First off, the proposal fails to keep pace with advances in scientific research. Far from promoting public health, EPA proposes not to strengthen the NAAQS despite strong new scientific evidence that the existing standards, which have not been updated since 2012, are not adequate to protect public health with the adequate margin of safety required by the Clean Air Act.
EPA’s own Integrated Science Assessment and Policy Assessment findings for fine particulate matter, which are supposed to support the standards, are based on the latest scientific knowledge on the effects of PM, as put together by the career staff at EPA, and indicate severe health impacts at PM2.5 concentrations below the current annual average standard of 12 µg/m3. EPA’s career staff acknowledged this research and indeed, recommended an annual average standard as low as 8 µg/m3.
But even as the uncertainty surrounding harmful health effects due to low concentrations of PM2.5 has been continuously reduced, and EPA has noted the “absence of a discernible threshold” for health impacts, the political decisionmakers at the Agency have determined that the standard issued in 2012 is good enough. This dismissal of the latest scientific knowledge is unconscionable, and patently ignores the overarching statutory requirement to promote public health.

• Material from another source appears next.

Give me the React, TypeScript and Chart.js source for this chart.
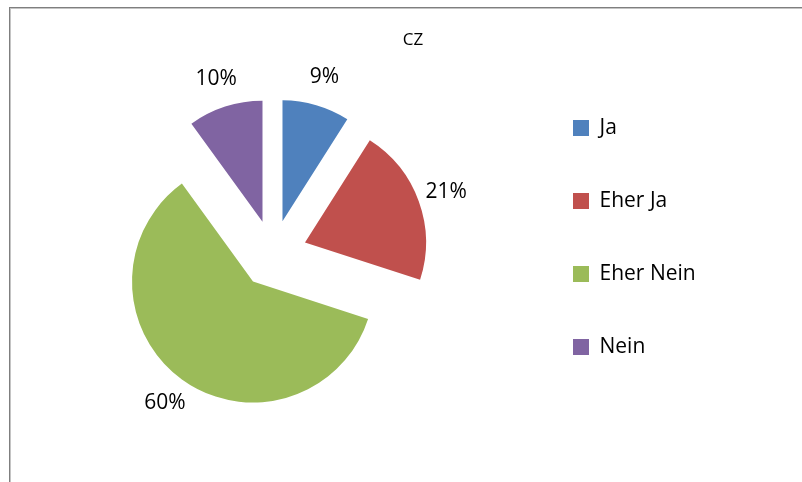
import React, { useEffect, useRef } from 'react';
import { Chart, registerables } from 'chart.js';

Chart.register(...registerables);

// ---- data ----
const TITLE = 'CZ';
const CATEGORIES = ['Ja', 'Eher Ja', 'Eher Nein', 'Nein'];
const VALUES = [9, 21, 60, 10];
const COLORS = ['#4F81BD', '#C0504D', '#9BBB59', '#8064A2'];

// ---- style / layout ----
const FONT = '"Open Sans", "Noto Sans", sans-serif';
const W = 802;
const H = 482;
const EXPLODE = 34;
const LABEL_GAP = 29;
const PIE_RADIUS = 121;
const LABEL_FONT = 21;
const TITLE_FONT = 17;
const LEGEND_FONT = 21;
const LEGEND_BOX = 16;
const LEGEND_PAD = 52;
const LEGEND_LEFT = 521;
const PAD = { left: 25, right: 1, top: 20, bottom: 27 };

function spacerWidth(): number {
  const c = document.createElement('canvas').getContext('2d');
  let maxW = 0;
  if (c) {
    c.font = `${LEGEND_FONT}px ${FONT}`;
    CATEGORIES.forEach((t) => {
      maxW = Math.max(maxW, c.measureText(t).width);
    });
  }
  const legendW = LEGEND_PAD + LEGEND_BOX + LEGEND_FONT / 2 + maxW + 10;
  return Math.max(W - PAD.right - LEGEND_LEFT - legendW, 10);
}

const explodePlugin = {
  id: 'explodeSlices',
  beforeDatasetDraw(chart: any, args: any) {
    const ctx = chart.ctx;
    args.meta.data.forEach((arc: any) => {
      const mid = (arc.startAngle + arc.endAngle) / 2;
      ctx.save();
      ctx.translate(Math.cos(mid) * EXPLODE, Math.sin(mid) * EXPLODE);
      arc.draw(ctx, chart.chartArea);
      ctx.restore();
    });
    return false;
  },
};

const labelPlugin = {
  id: 'sliceLabels',
  afterDatasetsDraw(chart: any) {
    const ctx = chart.ctx;
    const meta = chart.getDatasetMeta(0);
    const data = chart.data.datasets[0].data as number[];
    const total = data.reduce((a, b) => a + b, 0);
    ctx.save();
    ctx.font = `${LABEL_FONT}px ${FONT}`;
    ctx.fillStyle = '#000';
    ctx.textAlign = 'center';
    ctx.textBaseline = 'middle';
    meta.data.forEach((arc: any, i: number) => {
      const mid = (arc.startAngle + arc.endAngle) / 2;
      const r = arc.outerRadius + EXPLODE + LABEL_GAP;
      const pct = Math.round((data[i] / total) * 100);
      ctx.fillText(`${pct}%`, arc.x + Math.cos(mid) * r, arc.y + Math.sin(mid) * r);
    });
    ctx.restore();
  },
};

export default function App() {
  const ref = useRef<HTMLCanvasElement | null>(null);

  useEffect(() => {
    if (!ref.current) return;
    const s = spacerWidth();
    const chart = new Chart(ref.current, {
      type: 'pie',
      data: {
        labels: CATEGORIES,
        datasets: [
          {
            data: VALUES,
            backgroundColor: COLORS,
            borderWidth: 0,
          },
        ],
      },
      options: {
        responsive: false,
        animation: false,
        events: [],
        radius: PIE_RADIUS,
        layout: { padding: PAD },
        plugins: {
          tooltip: { enabled: false },
          title: {
            display: true,
            text: TITLE,
            color: '#000',
            font: { family: FONT, size: TITLE_FONT, weight: 'normal', lineHeight: 1.2 },
            padding: { top: 9.8, bottom: 2.8 },
          },
          subtitle: {
            display: true,
            text: '',
            position: 'right',
            font: { family: FONT, size: 10, lineHeight: 1 },
            padding: { top: (s - 10) / 2, bottom: (s - 10) / 2 },
          },
          legend: {
            display: true,
            position: 'right',
            align: 'center',
            labels: {
              color: '#000',
              boxWidth: LEGEND_BOX,
              boxHeight: LEGEND_BOX,
              padding: LEGEND_PAD,
              font: { family: FONT, size: LEGEND_FONT },
            },
          },
        },
      } as any,
      plugins: [explodePlugin, labelPlugin],
    });
    return () => chart.destroy();
  }, []);

  return (
    <div style={{ position: 'fixed', left: 0, top: 0, width: W, height: H, background: '#fff', overflow: 'hidden' }}>
      <div
        style={{
          position: 'absolute',
          left: 9,
          top: 7,
          width: W,
          height: H,
          borderTop: '1px solid #7f7f7f',
          borderLeft: '1px solid #7f7f7f',
          boxShadow: 'inset 1px 1px 0 #c4c4c4',
        }}
      />
      <canvas ref={ref} width={W} height={H} style={{ position: 'absolute', left: 0, top: 0, width: W, height: H }} />
    </div>
  );
}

This EPA has also rushed the proposal—truncating the NAAQS review process by reducing opportunities for public review and comment and refusing to provide second drafts for external review. EPA also reduced the expertise for external review of the science and policy documents by disbanding a panel of 28 additional experts chosen to assist the Clean Air Scientific Advisory Committee (CASAC) in its review and deliberations.
The policy position was also developed before the scientific assessment was even complete. “That’s a clear case of putting the cart before the horse and calls into question whether the final proposal is truly science-based,” said Hayden Hashimoto, attorney with CATF. “Basing the NAAQS on the latest science is not only required by statute, but would provide valuable public health benefits and lessen the already huge burden on our health care system by reducing the number of asthma attacks, heart attacks, and premature mortality. EPA must withdraw this rule and replace it with a proposal that tightens the standards to be consistent with the latest scientific knowledge,” he said.